- The Washington Times - Friday, March 28, 2008

ANALYSIS/OPINION:

Now that the Democratic Party’s primary contest has reinjected national security issues into the presidential race, it’s a good time to pose tough questions to all the candidates about the red phone ringing in the White House at 3 a.m., signaling a crisis somewhere in the world.

During the cold war, the red phone was actually a hot line to Moscow and its bell portended a nuclear alert. But Sen. Hillary Clinton resurrected the image to paint her rival, Sen. Barack Obama, as less seasoned to safeguard Americans. He countered by arguing that his judgment was superior to hers.

Mrs. Clinton’s victories in Texas, Vermont, and Rhode Island stemmed in part from her characterization of a callow Barack Obama.

But their campaign duel should refocus us on the dangers we face; we should quiz all the contenders, including the presumptive Republican nominee, Sen. John McCain, about responding to international threats.

To date, most of the candidates’ national security positions have focused on the Iraq war and what to do about a conflict has marked the fifth anniversary of its beginning and has, along with fighting in Afghanistan, cost about 4,500 American lives and more than $646 billion.

The two Democratic contenders differ only slightly on future U.S. policy toward Iraq. Mr. Obama and Mrs. Clinton have advanced timetables for the start of immediate withdrawals of U.S. troops, culminating in the removal of all combat troops not long after either takes office and shifting the U.S. emphasis to striking al Qaeda bases.

Mr. McCain shot back to a question during the New Hampshire primary about the length of the U.S. commitment in Iraq by saying a “hundred years.” But on reflection he added that he envisioned a lengthy stabilizing mission, such as the ones in Japan or South Korea, long as Americans are not suffering casualties.

But all their answers leave a lot of gray areas. Details and time frames — such as from near to mid- to long-term, about U.S. missions in Iraq — would provide voters an understanding of candidates’ thinking about Iraq. And, for a clincher, the likely impact of these decisions on the Afghan conflict and the global war on terror.

But there is more to America’s overseas involvement than Iraq, especially in light of Iran’s nuclear-seeking ambitions, China’s accelerating arms buildup, Russia’s newfound assertiveness, and, of course, the ongoing Islamist terror campaign.

In this post-Sept. 11, 2001, era, these are big questions, urgent questions, and tricky questions. But gaining some insight into America’s next “decider” would be useful, to say the least. For one, what kind of world role does our next commander in chief envision for America? Is it to promote democracy or just manage relations with other powers, no matter their governments’ internal policies? Does the United Nations figure in this worldview?

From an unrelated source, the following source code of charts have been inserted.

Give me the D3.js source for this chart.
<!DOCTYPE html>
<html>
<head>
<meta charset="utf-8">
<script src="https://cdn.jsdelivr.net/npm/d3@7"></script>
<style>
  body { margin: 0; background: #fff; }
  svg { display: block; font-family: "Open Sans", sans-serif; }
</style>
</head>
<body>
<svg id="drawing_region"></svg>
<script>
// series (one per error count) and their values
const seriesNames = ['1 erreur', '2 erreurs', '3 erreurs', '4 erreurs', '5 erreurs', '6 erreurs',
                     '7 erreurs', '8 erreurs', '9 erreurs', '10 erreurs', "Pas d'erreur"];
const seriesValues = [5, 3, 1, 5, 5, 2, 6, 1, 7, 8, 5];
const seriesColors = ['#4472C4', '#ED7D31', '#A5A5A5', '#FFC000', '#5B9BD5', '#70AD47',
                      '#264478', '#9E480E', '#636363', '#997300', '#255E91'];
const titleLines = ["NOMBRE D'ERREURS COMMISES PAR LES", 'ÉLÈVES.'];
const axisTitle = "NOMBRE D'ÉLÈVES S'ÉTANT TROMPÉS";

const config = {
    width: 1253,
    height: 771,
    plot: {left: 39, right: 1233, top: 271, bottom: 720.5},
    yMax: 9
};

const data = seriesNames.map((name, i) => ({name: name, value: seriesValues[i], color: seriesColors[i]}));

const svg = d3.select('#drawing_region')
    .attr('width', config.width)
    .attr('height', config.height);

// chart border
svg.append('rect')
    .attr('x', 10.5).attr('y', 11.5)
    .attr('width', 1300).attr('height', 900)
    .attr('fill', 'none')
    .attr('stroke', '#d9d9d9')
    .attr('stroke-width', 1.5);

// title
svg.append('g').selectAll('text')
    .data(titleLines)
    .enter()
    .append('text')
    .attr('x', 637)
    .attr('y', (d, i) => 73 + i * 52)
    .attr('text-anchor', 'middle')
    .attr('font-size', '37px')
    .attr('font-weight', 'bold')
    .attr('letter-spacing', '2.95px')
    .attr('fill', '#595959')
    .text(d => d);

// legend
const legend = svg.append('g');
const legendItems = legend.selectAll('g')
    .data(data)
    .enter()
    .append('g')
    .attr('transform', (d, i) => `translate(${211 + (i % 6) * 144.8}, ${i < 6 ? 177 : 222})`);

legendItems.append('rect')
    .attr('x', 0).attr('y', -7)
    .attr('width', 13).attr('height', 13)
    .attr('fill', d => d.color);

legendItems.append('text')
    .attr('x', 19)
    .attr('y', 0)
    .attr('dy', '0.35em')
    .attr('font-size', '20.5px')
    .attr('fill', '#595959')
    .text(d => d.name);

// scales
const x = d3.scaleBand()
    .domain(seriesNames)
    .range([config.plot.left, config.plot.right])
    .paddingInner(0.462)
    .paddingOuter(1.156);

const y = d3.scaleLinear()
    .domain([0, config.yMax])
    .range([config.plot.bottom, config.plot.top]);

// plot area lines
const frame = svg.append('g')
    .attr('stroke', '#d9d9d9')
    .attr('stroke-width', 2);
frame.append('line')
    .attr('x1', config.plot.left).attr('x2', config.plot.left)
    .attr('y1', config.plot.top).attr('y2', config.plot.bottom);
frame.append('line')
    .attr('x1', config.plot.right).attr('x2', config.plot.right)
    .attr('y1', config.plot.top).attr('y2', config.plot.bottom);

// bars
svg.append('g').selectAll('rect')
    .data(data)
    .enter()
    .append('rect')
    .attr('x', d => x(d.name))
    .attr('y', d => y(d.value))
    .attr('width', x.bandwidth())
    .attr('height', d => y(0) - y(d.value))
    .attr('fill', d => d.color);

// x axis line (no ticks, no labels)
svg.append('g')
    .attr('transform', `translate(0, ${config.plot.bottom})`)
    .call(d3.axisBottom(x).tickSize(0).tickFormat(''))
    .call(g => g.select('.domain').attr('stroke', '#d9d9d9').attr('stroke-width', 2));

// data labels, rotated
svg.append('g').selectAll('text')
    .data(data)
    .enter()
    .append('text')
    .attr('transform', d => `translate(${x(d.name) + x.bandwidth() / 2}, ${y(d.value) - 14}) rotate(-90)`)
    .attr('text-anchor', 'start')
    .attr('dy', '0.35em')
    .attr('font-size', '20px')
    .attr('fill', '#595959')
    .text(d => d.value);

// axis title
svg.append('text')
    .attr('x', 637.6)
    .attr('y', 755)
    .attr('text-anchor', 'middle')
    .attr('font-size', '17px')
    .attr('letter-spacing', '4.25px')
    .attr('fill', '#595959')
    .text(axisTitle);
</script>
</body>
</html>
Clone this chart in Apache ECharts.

The urgent questions include what to do about Iran’s pell-mell race to a nuclear program and how to forestall a possible Chinese forceful integration of Taiwan after the 2008 Olympics in Beijing. How can the United States keep Russia, with its growing autocracy, its assertive international impulses and wounded pride over the loss of its Soviet empire, from leaving the West in pursuit of a new Cold War super-threat? What can the United States do to drag Pakistan back from the abyss of dysfunction that jeopardizes U.S. interests in that nuclear-armed county, along with Afghanistan, South Asia and even the Middle East?

In what way will the next Oval Office occupant handle North Korea’s foot-dragging on coming clean about its nuclear arms after signing the October agreement? And how can the United States and its allies thoughtfully respond to the spreading terrorist threat in the Pakistan-Afghan borderlands, Africa, Europe and the Philippines?

The tricky questions include how the presidential aspirant feels about political assassinations? So far, we have skirted the tough legal and political questions while carrying out successful missile attacks on terrorist facilities in Yemen and three high-profile ones in Pakistan (along with a recent attempt in Somalia).

Each strike traversed international boundaries to fell suspected terrorists, in some cases killing bystanders. Not much concern has been aroused beyond the countries themselves. But it is just a matter of time before one causes an uproar.

Hypothetically, but still realistically, will the next White House resident display what Napoleon termed “2 a.m. courage” when awakened by a red phone call from the director of national intelligence asking for permission to waterboard a terrorist for information about a major bomb blast scheduled for the morning rush hour in Grand Central station?

Americans now live in world vastly changed by the end of the Cold War, by the rise of major competing (if not unfriendly) powers, and by the metastasizing sinister Islamist forces bent on causing mass death in our cities.

This presidential election rides on more than health-care plans, tax rates and business as usual. We have a right to straight answers to questions about the dangers lurking on and beyond our shores.

Thomas Henriksen is a senior fellow at Stanford University’s Hoover Institution and the author of “American Power after the Berlin Wall” (2007).